Monday, June 05, 2006

TUNIT®


Posted in the spirit of the World Cup. I have kids who are very active in sports. Specifically soccer. When it comes time to buy new boots for the kids it can get expensive. Side note: we call them boots as a lame attempt to superficially align ourselves with our forefathers from the old country where football (soccer) is part of the culture. Anyway, it gets really expensive. The tall boy, who is 17 this month, wears boots that range from $150 to $200 per pair. The next two free-loaders are still in youth boots which range from $24-$45. Well, the math is pretty simple. But what's not simple is that the tall boy plays an elite level which requires him to travel to different places to compete. What's so complex about that, you ask? Well, the ground conditions are different. Not only by region, but by weather. If he played on one local field all the time, we'd get one pair of boots. But since he plays at two dozen complexes in one year, it requires more than one pair of boots. He will need hard ground boots for...well, really hard and dry surfaces like you see in very hot and not well cared for areas and some cases where there is speed turf. He will also need firm ground which is most common to this area. Then he will need soft ground boots which are common in the north and other areas with very tall, thick grass. Now, if it rains, he needs long spikes so he's not slipping around getting hurt or hurting others. And let's not even get into indoor or trainers. So, you kind of get the idea that this can get a little out of control. I mean, this kid has more shoes in his closet today than I've had in my lifetime. This kid gives Imelda Marcos a run for her money. This is why I'm so excited by the new technology ADIDAS® has introduced. One pair of uppers and all the various turf solution as inserts. What a concept! Plus, you can get them in a groovy suitcase! LOOK!!!

Friday, May 26, 2006

I'm the third container on the left.


I know. You're wondering if I actually pulled the trigger and moved into a shipping container. Look at it! It's incredible. How can one resist the bright blue paint or the heavy swinging doors? Well, you can't. Take a look at these cans.



Now, can you resell them? Sure, but as I'm learning by trying to sell my current home, the more details you have that are a little out of the main stream, the harder it is to sell. Of course, unless you're willing to give it away. Will your neighbors hate you? I sure hope so! I mean, why wouldn't any reasonable family be jealous of the rockin' forward thinkers who live in a house made from steel shipping containers? C'mon! Now, go to these two links 1 & 2 to see a bunch of great designs and uses of these menacing shipping containers.

Anyway, you'd want to build one of these beauties out on some land on the edge of a lake.

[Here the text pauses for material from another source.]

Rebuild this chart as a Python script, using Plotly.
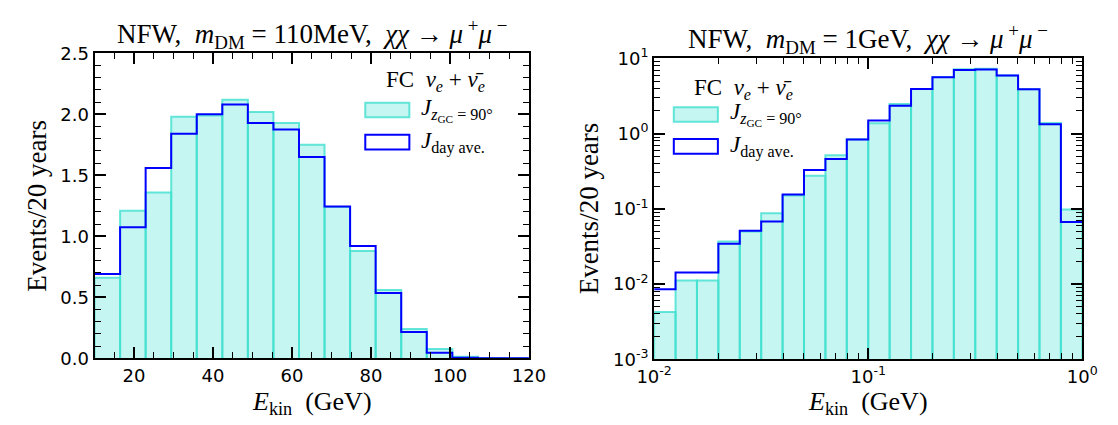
import numpy as np
import plotly.graph_objects as go

# ---- data -------------------------------------------------------------
# Left panel: m_DM = 110 MeV, linear kinetic-energy bins (GeV)
e_lo_left, e_hi_left, n_left = 10.0, 120.0, 17
events_zgc90_left = [0.66, 1.21, 1.36, 1.98, 1.99, 2.12, 2.02, 1.93, 1.75, 1.24,
                     0.88, 0.56, 0.24, 0.075, 0.012, 0.003, 0.001]
events_dayave_left = [0.69, 1.075, 1.56, 1.84, 2.00, 2.08, 1.93, 1.875, 1.65, 1.245,
                      0.92, 0.535, 0.215, 0.046, 0.004, 0.001, 0.0005]

# Right panel: m_DM = 1 GeV, log-spaced kinetic-energy bins (GeV)
logE_lo_right, logE_hi_right, n_right = -2.0, 0.0, 20
events_zgc90_right = [0.00425, 0.0111, 0.0111, 0.0366, 0.050, 0.0873, 0.150, 0.275,
                      0.516, 0.84, 1.37, 2.47, 3.92, 5.66, 7.2, 7.3, 5.94, 3.88,
                      1.38, 0.098]
events_dayave_right = [0.00853, 0.0142, 0.0142, 0.0343, 0.0509, 0.0679, 0.1545, 0.328,
                       0.46, 0.836, 1.49, 2.35, 3.92, 5.6, 7.0, 7.1, 5.94, 3.88,
                       1.33, 0.0667]

left_xticks = [20, 40, 60, 80, 100, 120]
right_xticks = [1e-2, 1e-1, 1e0]
right_xticktext = ["10<sup>-2</sup>", "10<sup>-1</sup>", "10<sup>0</sup>"]
right_yticks = [1e-3, 1e-2, 1e-1, 1e0, 1e1]
right_yticktext = ["10<sup>-3</sup>", "10<sup>-2</sup>", "10<sup>-1</sup>",
                   "10<sup>0</sup>", "10<sup>1</sup>"]

title_left = ("NFW,  <i>m</i><sub>DM</sub> = 110MeV,  <i>χχ</i> → "
              "<i>μ</i><sup> +</sup><i>μ</i><sup> −</sup>")
title_right = ("NFW,  <i>m</i><sub>DM</sub> = 1GeV,  <i>χχ</i> → "
               "<i>μ</i><sup> +</sup><i>μ</i><sup> −</sup>")
legend_title = "FC  <i>ν<sub>e</sub></i> + <i>ν̄<sub>e</sub></i>"
label_zgc90 = "<i>J</i><sub><i>z</i><sub>GC</sub> = 90°</sub>"
label_dayave = "<i>J</i><sub>day ave.</sub>"
y_title = "Events/20 years"
x_title = "<i>E</i><sub>kin</sub>  (GeV)"

# ---- styling ----------------------------------------------------------
FILL = "rgba(64,224,208,0.30)"
EDGE = "rgba(64,224,208,0.80)"
BLUE = "#0000FF"
SERIF = "Liberation Serif"
SANS = "DejaVu Sans"
W, H = 1118, 425


def bar_polygons(edges, values, base):
    xs, ys = [], []
    for i, v in enumerate(values):
        xs += [edges[i], edges[i], edges[i + 1], edges[i + 1], None]
        ys += [base, v, v, base, None]
    return xs, ys


def step_line(edges, values):
    return list(edges), list(values) + [values[-1]]


edges_left = np.linspace(e_lo_left, e_hi_left, n_left + 1)
edges_right = np.logspace(logE_lo_right, logE_hi_right, n_right + 1)

fig = go.Figure()

for edges, cyan, blue, base, xa, ya in [
    (edges_left, events_zgc90_left, events_dayave_left, 0.0, "x", "y"),
    (edges_right, events_zgc90_right, events_dayave_right, 1e-3, "x2", "y2"),
]:
    bx, by = bar_polygons(edges, cyan, base)
    fig.add_trace(go.Scatter(x=bx, y=by, mode="lines", fill="toself", fillcolor=FILL,
                             line=dict(color=EDGE, width=2), xaxis=xa, yaxis=ya,
                             hoverinfo="skip", showlegend=False))
    sx, sy = step_line(edges, blue)
    fig.add_trace(go.Scatter(x=sx, y=sy, mode="lines", line_shape="hv",
                             line=dict(color=BLUE, width=2), xaxis=xa, yaxis=ya,
                             showlegend=False))

common = dict(showline=True, linecolor="black", linewidth=2, mirror="allticks",
              ticks="inside", ticklen=11, tickwidth=1.5, tickcolor="black",
              showgrid=False, zeroline=False,
              tickfont=dict(family=SANS, size=18, color="black"))
minor_lin = dict(ticks="inside", ticklen=6, tickwidth=1, tickcolor="black", showgrid=False)

log_minor_vals = [k * 10.0 ** d for d in range(-4, 2) for k in range(2, 10)]

# panel boxes in pixels: (left, right, top, bottom)
box_l = (79, 527.5, 42.7, 365)
box_r = (656.7, 1098.7, 48, 366)


def xdom(b):
    return [b[0] / W, b[1] / W]


def ydom(b):
    return [1 - b[3] / H, 1 - b[2] / H]


fig.update_layout(
    width=W, height=H, margin=dict(l=0, r=0, t=0, b=0),
    paper_bgcolor="white", plot_bgcolor="white", showlegend=False,
    xaxis=dict(domain=xdom(box_l), range=[10, 120], tickmode="array", tickvals=left_xticks,
               minor=dict(dtick=5, tick0=0, **minor_lin), anchor="y", **common),
    yaxis=dict(domain=ydom(box_l), range=[0, 2.5], dtick=0.5, tick0=0, tickformat=".1f",
               minor=dict(dtick=0.1, tick0=0, **minor_lin), anchor="x", **common),
    xaxis2=dict(domain=xdom(box_r), type="log", range=[-2, 0], tickmode="array",
                tickvals=right_xticks, ticktext=right_xticktext,
                minor=dict(tickmode="array", tickvals=log_minor_vals, **minor_lin),
                anchor="y2", **common),
    yaxis2=dict(domain=ydom(box_r), type="log", range=[-3, 1], tickmode="array",
                tickvals=right_yticks, ticktext=right_yticktext,
                minor=dict(tickmode="array", tickvals=log_minor_vals, **minor_lin),
                anchor="x2", **common),
)

ann = []
shapes = []


def px_ann(x, y, text, size, xanchor="center", yanchor="middle", angle=0):
    ann.append(dict(x=x / W, y=1 - y / H, xref="paper", yref="paper", text=text,
                    showarrow=False, xanchor=xanchor, yanchor=yanchor, textangle=angle,
                    borderpad=0, font=dict(family=SERIF, size=size, color="black")))


def px_rect(x0, x1, y0, y1, fill, line):
    shapes.append(dict(type="rect", xref="paper", yref="paper",
                       x0=x0 / W, x1=x1 / W, y0=1 - y1 / H, y1=1 - y0 / H,
                       fillcolor=fill, line=dict(color=line, width=2)))


for box, title in [(box_l, title_left), (box_r, title_right)]:
    cx = (box[0] + box[1]) / 2
    px_ann(cx, box[2] - 21, title, 27)
    px_ann(cx, 412.5, x_title, 26)

px_ann(19.5, (box_l[2] + box_l[3]) / 2, y_title, 27, angle=-90)
px_ann(589, (box_r[2] + box_r[3]) / 2, y_title, 27, angle=-90)

# legends: (swatch left, title y, cyan y, blue y, label x, title centre x)
for (sx0, ty, ycy, ycb, tx, tcx) in [
    (358.5, 72, 102.5, 136.5, 415, 431),
    (677, 80, 107.3, 141, 734, 748.5),
]:
    px_ann(tcx, ty, legend_title, 23)
    px_rect(sx0, sx0 + 45.5, ycy - 7.7, ycy + 7.7, FILL, EDGE)
    px_rect(sx0, sx0 + 45.5, ycb - 7.7, ycb + 7.7, "white", BLUE)
    px_ann(tx, ycy, label_zgc90, 23, xanchor="left")
    px_ann(tx, ycb, label_dayave, 23, xanchor="left")

fig.update_layout(annotations=ann, shapes=shapes)
fig.write_html("out.html")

That way you could fish off the second story deck just outside your bedroom. And with a little more flat land so when you got bored of fishing in your underwear, you can cut the grass of your regulation sized soccer field. Just so you know, that will require an extra 4 acres so you can rotate the direction of play when you notice the first sign of wear in the goal mouths. Build one like this.

Wednesday, May 24, 2006


Apeonaut, the future's foremost moonbound beatmonkey.

There's this cat named Dr. Gecko (Docteur Gecko) who's taken culture jamming to new heights. He's a conceptual grafitti artist who's figured out how to crack into bus shelters and transit posters around the world. Because what he does is on the back side of backlit posters, you can only see it at night or when it's dark. I particularly like this because it highjacks and remessages advertising.